Trans Media: Transparent

  • Saturday, May 6, 2017 / 2:00 PM - 4:00 PM (PDT)
  • Pollock Theater
  • Screening Format: Amazon Streaming (60 minutes)
  • With Amy Villarejo (Performing and Media Arts, Cornell University)
  • Created by: Jill Soloway
    Starring: Jeffrey Tambor, Judith Light, Amy Landecker, Jay Duplass, and Gaby Hoffman.

Now in its third season, Jill Soloway’s award-winning series Transparent has been described as “revolutionary television” for its trans-affirmative approach to queerness, trans politics, and gender identity. Using innovative visual storytelling of the sort that is usually reserved for documentary feature productions, foregrounds and engages certain marginalized voices.

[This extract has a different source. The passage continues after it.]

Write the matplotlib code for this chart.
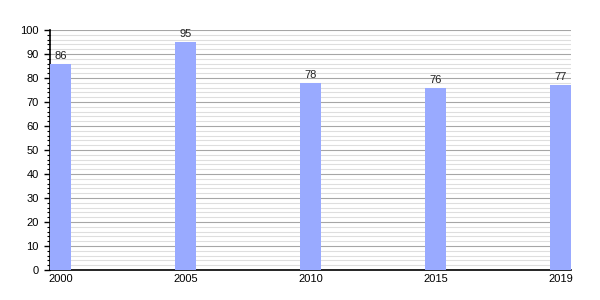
import numpy as np
import matplotlib

matplotlib.use("Agg")
import matplotlib.pyplot as plt
from matplotlib.ticker import MultipleLocator

plt.rcParams["font.family"] = ["Liberation Sans", "DejaVu Sans"]

years = ["2000", "2005", "2010", "2015", "2019"]
values = [86, 95, 78, 76, 77]

BAR_COLOR = "#99aaff"
BAR_W = 0.166

fig = plt.figure(figsize=(6, 3), dpi=100)
ax = fig.add_axes([50 / 600, 30 / 300, 521 / 600, 240 / 300])

x = np.arange(len(years))
bars = ax.bar(x, values, width=BAR_W, color=BAR_COLOR, zorder=3)
for xi, v in zip(x, values):
    ax.annotate(str(v), (xi, v), xytext=(0, 2), textcoords="offset points",
                ha="center", va="bottom", fontsize=8, color="#222222")

ax.set_xlim(x[0] - BAR_W / 2, x[-1] + BAR_W / 2)
ax.set_ylim(0, 100)
ax.set_xticks(x)
ax.set_xticklabels(years)
ax.yaxis.set_major_locator(MultipleLocator(10))
ax.yaxis.set_minor_locator(MultipleLocator(2))

ax.grid(axis="y", which="major", color="#a6a6a6", linewidth=0.8, zorder=0)
ax.grid(axis="y", which="minor", color="#dedede", linewidth=0.8, zorder=0)
ax.set_axisbelow(True)

for s in ("top", "right"):
    ax.spines[s].set_visible(False)
ax.spines["left"].set_linewidth(1.2)
ax.spines["bottom"].set_linewidth(1.2)

ax.tick_params(axis="x", length=0, pad=3, labelsize=8)
ax.tick_params(axis="y", which="major", length=4, width=1, labelsize=8, pad=4)
ax.tick_params(axis="y", which="minor", length=2.5, width=0.8)

fig.savefig("out.png", dpi=100)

We were joined for a screening of two episodes: Season 2, Episode 9 “Man on the Land” and Season 3, Episode 1 “Elizah.” Amy Villarejo, author of Ethereal Queer: Television, Historicity, Desire (2014), joined Carsey-Wolf Center Director Patrice Petro for a post-screening discussion of transgender emergence as well as Jewishness and queerness within this highly-acclaimed popular television series.

Biographies

Professor Amy Villarejo (Performing and Media Arts, Cornell University)

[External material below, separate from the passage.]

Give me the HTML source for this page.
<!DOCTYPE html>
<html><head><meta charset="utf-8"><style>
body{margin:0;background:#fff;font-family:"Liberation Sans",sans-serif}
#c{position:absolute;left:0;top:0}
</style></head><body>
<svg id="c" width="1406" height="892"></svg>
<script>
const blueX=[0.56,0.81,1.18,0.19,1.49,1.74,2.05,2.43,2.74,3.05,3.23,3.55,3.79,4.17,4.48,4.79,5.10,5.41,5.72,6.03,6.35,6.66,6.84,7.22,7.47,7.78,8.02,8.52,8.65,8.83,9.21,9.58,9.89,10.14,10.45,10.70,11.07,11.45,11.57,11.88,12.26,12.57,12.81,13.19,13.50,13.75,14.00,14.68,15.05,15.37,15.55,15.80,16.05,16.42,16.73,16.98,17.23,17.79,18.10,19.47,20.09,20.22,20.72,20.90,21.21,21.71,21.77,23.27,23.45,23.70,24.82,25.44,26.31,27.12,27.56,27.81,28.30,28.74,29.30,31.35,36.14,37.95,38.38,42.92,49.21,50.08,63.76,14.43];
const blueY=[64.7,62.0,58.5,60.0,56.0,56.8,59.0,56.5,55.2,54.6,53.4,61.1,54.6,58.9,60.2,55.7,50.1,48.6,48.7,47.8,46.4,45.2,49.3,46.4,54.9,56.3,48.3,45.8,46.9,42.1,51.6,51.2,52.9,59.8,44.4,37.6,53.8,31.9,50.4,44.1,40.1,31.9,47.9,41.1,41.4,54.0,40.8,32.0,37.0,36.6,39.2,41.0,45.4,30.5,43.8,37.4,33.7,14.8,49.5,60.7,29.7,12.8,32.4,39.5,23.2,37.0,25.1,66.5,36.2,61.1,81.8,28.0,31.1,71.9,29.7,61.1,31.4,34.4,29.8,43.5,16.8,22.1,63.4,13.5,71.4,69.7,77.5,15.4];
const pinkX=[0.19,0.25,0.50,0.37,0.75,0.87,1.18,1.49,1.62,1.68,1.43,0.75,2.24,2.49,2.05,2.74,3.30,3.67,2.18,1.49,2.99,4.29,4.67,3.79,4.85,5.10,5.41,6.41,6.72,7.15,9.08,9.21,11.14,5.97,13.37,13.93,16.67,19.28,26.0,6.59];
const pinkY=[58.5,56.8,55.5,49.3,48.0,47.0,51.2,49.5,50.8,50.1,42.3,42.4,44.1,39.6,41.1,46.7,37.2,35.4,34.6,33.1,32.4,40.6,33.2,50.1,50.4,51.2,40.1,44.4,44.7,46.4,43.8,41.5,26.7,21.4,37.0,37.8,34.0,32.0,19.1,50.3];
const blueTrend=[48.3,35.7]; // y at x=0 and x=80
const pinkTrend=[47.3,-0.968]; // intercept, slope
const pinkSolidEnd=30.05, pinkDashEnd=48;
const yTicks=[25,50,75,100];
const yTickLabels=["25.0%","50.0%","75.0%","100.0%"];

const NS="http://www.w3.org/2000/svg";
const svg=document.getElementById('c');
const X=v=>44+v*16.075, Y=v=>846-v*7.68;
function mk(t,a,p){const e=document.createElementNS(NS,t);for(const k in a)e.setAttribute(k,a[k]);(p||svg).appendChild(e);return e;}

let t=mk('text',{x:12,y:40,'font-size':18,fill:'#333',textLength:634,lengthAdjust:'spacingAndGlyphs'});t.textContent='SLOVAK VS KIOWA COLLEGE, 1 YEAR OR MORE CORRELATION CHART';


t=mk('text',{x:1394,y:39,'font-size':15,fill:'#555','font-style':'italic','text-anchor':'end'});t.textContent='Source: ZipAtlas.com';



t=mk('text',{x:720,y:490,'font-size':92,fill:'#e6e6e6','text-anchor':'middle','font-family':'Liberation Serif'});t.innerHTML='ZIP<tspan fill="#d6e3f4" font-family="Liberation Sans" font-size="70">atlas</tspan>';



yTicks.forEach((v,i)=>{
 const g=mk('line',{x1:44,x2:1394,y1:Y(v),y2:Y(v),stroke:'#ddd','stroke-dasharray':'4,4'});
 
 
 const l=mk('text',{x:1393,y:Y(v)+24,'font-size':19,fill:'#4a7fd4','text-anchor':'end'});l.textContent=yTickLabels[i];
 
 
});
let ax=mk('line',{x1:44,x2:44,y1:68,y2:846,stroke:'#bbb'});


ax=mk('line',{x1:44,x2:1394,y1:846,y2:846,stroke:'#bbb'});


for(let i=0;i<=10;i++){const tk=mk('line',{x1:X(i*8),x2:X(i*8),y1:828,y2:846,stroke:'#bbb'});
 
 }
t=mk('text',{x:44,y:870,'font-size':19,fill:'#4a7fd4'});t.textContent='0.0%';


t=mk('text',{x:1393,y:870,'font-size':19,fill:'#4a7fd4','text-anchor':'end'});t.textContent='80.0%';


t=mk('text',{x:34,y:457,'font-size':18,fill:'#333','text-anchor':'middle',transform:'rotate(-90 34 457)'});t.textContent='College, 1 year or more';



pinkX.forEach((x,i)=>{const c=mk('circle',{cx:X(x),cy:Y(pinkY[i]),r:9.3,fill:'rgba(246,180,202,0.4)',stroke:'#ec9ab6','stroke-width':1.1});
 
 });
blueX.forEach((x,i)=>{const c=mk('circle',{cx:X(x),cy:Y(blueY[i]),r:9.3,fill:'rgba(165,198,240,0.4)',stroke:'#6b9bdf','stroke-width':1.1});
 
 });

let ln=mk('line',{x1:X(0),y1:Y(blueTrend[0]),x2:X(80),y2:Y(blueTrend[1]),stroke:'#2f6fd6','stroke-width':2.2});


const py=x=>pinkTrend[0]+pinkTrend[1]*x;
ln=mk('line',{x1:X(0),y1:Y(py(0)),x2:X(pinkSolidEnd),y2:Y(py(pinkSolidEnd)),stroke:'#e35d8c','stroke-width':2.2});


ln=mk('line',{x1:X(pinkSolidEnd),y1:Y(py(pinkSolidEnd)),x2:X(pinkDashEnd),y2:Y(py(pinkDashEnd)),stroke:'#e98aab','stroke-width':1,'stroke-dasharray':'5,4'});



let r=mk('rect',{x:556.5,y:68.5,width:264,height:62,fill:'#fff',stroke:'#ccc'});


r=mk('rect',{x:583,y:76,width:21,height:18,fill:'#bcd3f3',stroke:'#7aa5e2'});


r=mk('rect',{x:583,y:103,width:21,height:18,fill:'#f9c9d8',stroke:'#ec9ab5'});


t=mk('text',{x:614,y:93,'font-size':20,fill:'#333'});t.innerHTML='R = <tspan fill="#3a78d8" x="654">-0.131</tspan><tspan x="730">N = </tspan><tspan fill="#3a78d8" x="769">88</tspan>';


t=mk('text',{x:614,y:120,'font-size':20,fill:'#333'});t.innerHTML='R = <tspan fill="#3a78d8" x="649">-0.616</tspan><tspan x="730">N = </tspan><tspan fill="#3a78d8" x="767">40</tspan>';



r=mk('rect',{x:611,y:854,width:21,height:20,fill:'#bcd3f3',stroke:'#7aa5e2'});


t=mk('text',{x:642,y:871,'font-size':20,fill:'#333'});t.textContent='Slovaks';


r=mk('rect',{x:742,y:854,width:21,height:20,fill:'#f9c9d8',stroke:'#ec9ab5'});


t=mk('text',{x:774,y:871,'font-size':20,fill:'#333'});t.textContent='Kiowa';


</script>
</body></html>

Amy Villarejo has published widely in cinema and media studies, with research on feminist and queer media, documentary film, Brazilian cinema, Indian cinema, American television, critical theory, and cultural studies. Her first book, Lesbian Rule: Cultural Criticism and the Value of Desire (Duke University Press), won the Katherine Singer Kovacs award from the Society for Cinema and Media Studies for best book in the field in 2003. She has written on Hollywood (Queen Christina, from BFI Publishing) and on television, in her most recent monograph Ethereal Queer: Television, Historicity, Desire (Duke University Press). Her work intersects with cultural studies, and, with co-editor Matthew Tinkcom, she has edited a volume exploring that intersection entitled Keyframes (Routledge). With Jordana Rosenberg, she is co-editor of a special issue of the journal GLQ on “Queer Studies and the Crises of Capitalism.” For students and general readers interested in cinema and media, she is the author of Film Studies: The Basics (Routledge) and Film Studies: A Global Introduction. Her articles have appeared in journals such as Film Quarterly, Cinema Journal, New German Critique, Social Text, and numerous anthologies and edited collections.

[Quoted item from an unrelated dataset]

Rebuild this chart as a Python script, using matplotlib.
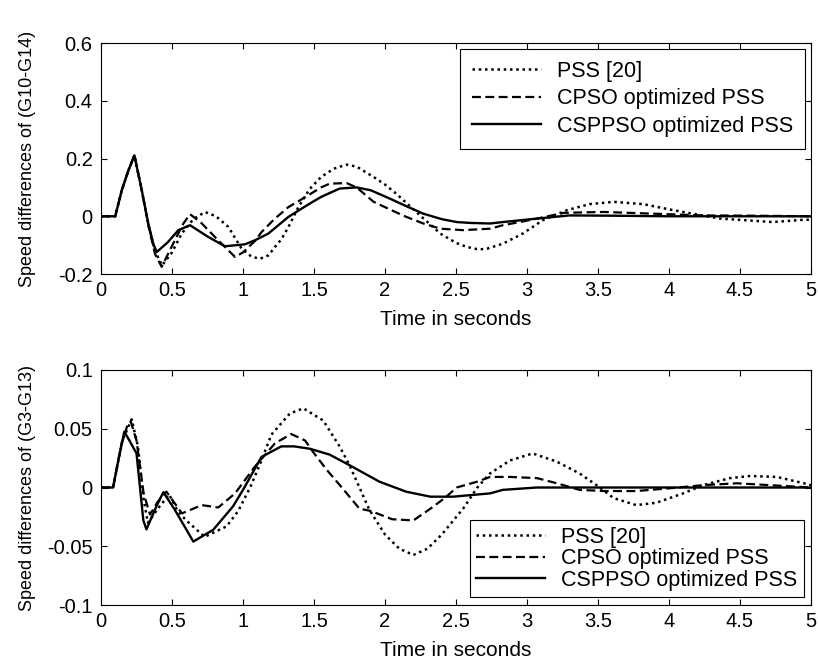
import matplotlib
matplotlib.use("Agg")
import matplotlib.pyplot as plt
from matplotlib.ticker import FuncFormatter

plt.rcParams["font.family"] = ["Liberation Sans", "DejaVu Sans"]
plt.rcParams["font.size"] = 14

# top panel: speed difference G10-G14
top_pss_t = [0, 0.1, 0.146, 0.193, 0.235, 0.287, 0.333, 0.38, 0.43, 0.5, 0.568, 0.65, 0.732,
             0.81, 0.897, 0.99, 1.06, 1.12, 1.18, 1.225, 1.27, 1.32, 1.39, 1.47, 1.55, 1.64,
             1.73, 1.8, 1.92, 2.0, 2.08, 2.22, 2.39, 2.5, 2.575, 2.66, 2.72, 2.83, 2.97, 3.11,
             3.28, 3.44, 3.61, 3.82, 4.01, 4.19, 4.36, 4.55, 4.73, 4.95, 5.0]
top_pss_v = [0, 0, 0.09, 0.159, 0.211, 0.09, -0.03, -0.12, -0.17, -0.125, -0.06, -0.01, 0.015,
             0.0, -0.037, -0.112, -0.14, -0.147, -0.135, -0.106, -0.08, -0.037, 0.032, 0.095,
             0.136, 0.165, 0.179, 0.172, 0.136, 0.11, 0.078, 0.015, -0.06, -0.092, -0.106,
             -0.115, -0.112, -0.095, -0.06, -0.014, 0.021, 0.042, 0.05, 0.042, 0.023, 0.007,
             -0.008, -0.014, -0.02, -0.012, -0.012]

top_cpso_t = [0, 0.1, 0.146, 0.193, 0.235, 0.287, 0.333, 0.38, 0.427, 0.52, 0.58, 0.627, 0.7,
              0.803, 0.944, 1.0, 1.085, 1.13, 1.22, 1.32, 1.4, 1.55, 1.61, 1.73, 1.8, 1.92,
              2.05, 2.15, 2.27, 2.39, 2.55, 2.74, 2.83, 2.95, 3.07, 3.26, 3.54, 3.89, 4.24,
              4.6, 5.0]
top_cpso_v = [0, 0, 0.09, 0.159, 0.211, 0.09, -0.03, -0.13, -0.175, -0.083, -0.025, 0.007,
              -0.02, -0.072, -0.141, -0.125, -0.085, -0.055, -0.01, 0.032, 0.055, 0.1, 0.113,
              0.115, 0.1, 0.05, 0.02, -0.002, -0.025, -0.043, -0.048, -0.043, -0.031, -0.02,
              -0.008, 0.012, 0.015, 0.009, 0.003, 0.002, 0.0]

top_csppso_t = [0, 0.1, 0.146, 0.193, 0.235, 0.287, 0.333, 0.368, 0.392, 0.47, 0.545, 0.627,
                0.75, 0.873, 1.014, 1.085, 1.178, 1.32, 1.47, 1.55, 1.68, 1.8, 1.9, 2.035,
                2.15, 2.27, 2.4, 2.505, 2.6, 2.74, 2.83, 2.95, 3.07, 3.3, 3.6, 4.0, 5.0]
top_csppso_v = [0, 0, 0.09, 0.159, 0.211, 0.09, -0.025, -0.095, -0.124, -0.09, -0.048, -0.031,
                -0.07, -0.104, -0.097, -0.083, -0.06, -0.002, 0.044, 0.067, 0.096, 0.1, 0.09,
                0.061, 0.035, 0.009, -0.01, -0.02, -0.023, -0.025, -0.02, -0.014, -0.008,
                0.003, 0.002, 0.0, 0.0]

# bottom panel: speed difference G3-G13
bot_pss_t = [0, 0.085, 0.15, 0.216, 0.26, 0.3, 0.33, 0.4, 0.48, 0.54, 0.6, 0.73, 0.885, 0.966,
             1.05, 1.12, 1.2, 1.33, 1.425, 1.565, 1.68, 1.75, 1.82, 1.89, 2.0, 2.1, 2.2, 2.3,
             2.4, 2.55, 2.65, 2.74, 2.88, 3.04, 3.21, 3.37, 3.49, 3.61, 3.77, 3.91, 4.1, 4.24,
             4.43, 4.57, 4.76, 4.95, 5.0]
bot_pss_v = [0, 0, 0.04, 0.058, 0.035, -0.01, -0.03, -0.018, -0.006, -0.02, -0.028, -0.042,
             -0.033, -0.02, 0.0, 0.02, 0.045, 0.063, 0.0674, 0.057, 0.035, 0.019, 0.0, -0.019,
             -0.04, -0.052, -0.0574, -0.052, -0.04, -0.018, 0.0, 0.012, 0.023, 0.029, 0.022,
             0.012, 0.002, -0.009, -0.015, -0.013, -0.005, 0.002, 0.008, 0.0098, 0.009,
             0.0036, 0.002]

bot_cpso_t = [0, 0.085, 0.14, 0.19, 0.21, 0.25, 0.3, 0.345, 0.4, 0.46, 0.57, 0.71, 0.826,
              0.944, 1.085, 1.225, 1.34, 1.437, 1.495, 1.59, 1.71, 1.82, 1.9, 2.05, 2.2, 2.32,
              2.42, 2.505, 2.65, 2.74, 2.88, 3.07, 3.21, 3.37, 3.54, 3.77, 4.0, 4.24, 4.48,
              4.71, 5.0]
bot_cpso_v = [0, 0, 0.035, 0.0546, 0.056, 0.04, -0.005, -0.023, -0.012, -0.0035, -0.022,
              -0.015, -0.017, -0.005, 0.018, 0.0376, 0.0455, 0.04, 0.03, 0.015, -0.002, -0.018,
              -0.02, -0.027, -0.028, -0.018, -0.009, 0.0, 0.005, 0.009, 0.009, 0.008, 0.0036,
              -0.002, -0.003, -0.003, -0.0007, 0.002, 0.0036, 0.002, 0.0]

bot_csppso_t = [0, 0.085, 0.125, 0.164, 0.2, 0.25, 0.298, 0.32, 0.39, 0.439, 0.52, 0.65, 0.79,
                0.93, 1.0, 1.13, 1.27, 1.36, 1.47, 1.61, 1.75, 1.96, 2.15, 2.32, 2.48, 2.74,
                2.83, 3.07, 5.0]
bot_csppso_v = [0, 0, 0.025, 0.0475, 0.04, 0.029, -0.028, -0.0356, -0.016, -0.004, -0.019,
                -0.046, -0.036, -0.016, -0.002, 0.026, 0.035, 0.035, 0.033, 0.028, 0.019, 0.005,
                -0.0036, -0.0078, -0.0078, -0.005, -0.002, 0.0, 0.0]

labels = ["PSS [20]", "CPSO optimized PSS", "CSPPSO optimized PSS"]

fig = plt.figure(figsize=(8.18, 6.6), dpi=100)
ax1 = fig.add_axes([0.1235, 0.5848, 0.8679, 0.35])
ax2 = fig.add_axes([0.1235, 0.0833, 0.8679, 0.3561])


def draw_panel(ax, series, ylim, yticks, ylabel, legend_loc, anchor, spacing, pad):
    styles = [
        dict(linestyle=(0, (1, 1.5)), linewidth=1.8),
        dict(linestyle=(0, (4, 2)), linewidth=1.6),
        dict(linestyle="-", linewidth=1.7),
    ]
    for (t, v), label, style in zip(series, labels, styles):
        ax.plot(t, v, color="black", label=label, **style)
    ax.set_xlim(0, 5)
    ax.set_ylim(*ylim)
    ax.set_xticks([i * 0.5 for i in range(11)])
    ax.set_yticks(yticks)
    ax.xaxis.set_major_formatter(FuncFormatter(lambda x, _: f"{x:g}"))
    ax.yaxis.set_major_formatter(FuncFormatter(lambda y, _: f"{y:g}"))
    ax.tick_params(direction="in", top=True, right=True, length=4.5, width=0.8,
                   labelsize=14.5)
    ax.tick_params(axis="x", pad=5)
    ax.tick_params(axis="y", pad=6)
    for spine in ax.spines.values():
        spine.set_linewidth(0.8)
    ax.set_xlabel("Time in seconds", fontsize=15)
    ax.set_ylabel(ylabel, fontsize=13)
    ax.xaxis.set_label_coords(0.5, -0.155)
    ax.yaxis.set_label_coords(-0.092, 0.5)
    leg = ax.legend(loc=legend_loc, bbox_to_anchor=anchor, fancybox=False,
                    edgecolor="black", framealpha=1, fontsize=15.5, handlelength=3.2,
                    handletextpad=0.75, borderpad=pad, labelspacing=spacing,
                    borderaxespad=0)
    leg.get_frame().set_linewidth(0.8)


draw_panel(ax1,
           [(top_pss_t, top_pss_v), (top_cpso_t, top_cpso_v),
            (top_csppso_t, top_csppso_v)],
           (-0.2, 0.6), [-0.2, 0, 0.2, 0.4, 0.6], "Speed differences of (G10-G14)",
           "upper right", (0.9915, 0.974), 0.3, 0.55)
draw_panel(ax2,
           [(bot_pss_t, bot_pss_v), (bot_cpso_t, bot_cpso_v),
            (bot_csppso_t, bot_csppso_v)],
           (-0.1, 0.1), [-0.1, -0.05, 0, 0.05, 0.1], "Speed differences of (G3-G13)",
           "lower right", (0.99, 0.034), 0.02, 0.3)

fig.savefig("out.png", dpi=100)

Patrice Petro, the Dick Wolf Director of the Carsey-Wolf Center, appears against a background of green leaves and pink flowers. She has long black hair and is smiling.

Moderator Patrice Petro

Patrice Petro is a Professor of Film and Media Studies and Dick Wolf Director of the Carsey-Wolf Center and Presidential Chair in Media Studies. She is the author, editor, and co-editor of eleven books, such as After Capitalism: Horizons of Finance, Culture, and Citizenship (with Kennan Ferguson, 2016), Beyond Globalization: Making New Worlds in Media, Art, and Social Practices (with A. Aneesh and Lane Hall, 2011), Aftershocks of the New: Feminism and Film History (2002), and Joyless Streets: Women and Melodramatic Representation in Weimar Germany (1989). Most recently, she has completed a volume entitled The Routledge Companion to Cinema and Gender (with Kristin Hole, Dijana Jelaca, and E. Ann Kaplan), which was released in 2017.

The event is sponsored by the Carsey-Wolf Center.

Trans Media

While transgender issues have been represented on film for at least a decade, recent media work more fully engages the views and creative labor of transgender and gender-variant people.  Trans Media at the Pollock Theater will showcase contemporary media work in television, narrative filmmaking, and critical documentary in an effort to explore the relationship between sexual orientation and gender identity outside of a rigid binary view of the world.

CWC TV

In recognition of the extraordinary accomplishments of the Center’s namesakes, Dick Wolf and Marcy Carsey, the Carsey-Wolf Center is committed to examining television as an institution, industry, and cultural form. In our post-network, multi-channel, multi-media environment, understanding television demands understanding its past as well as its future, through exploration of individual episodes, mini-series, and documentaries.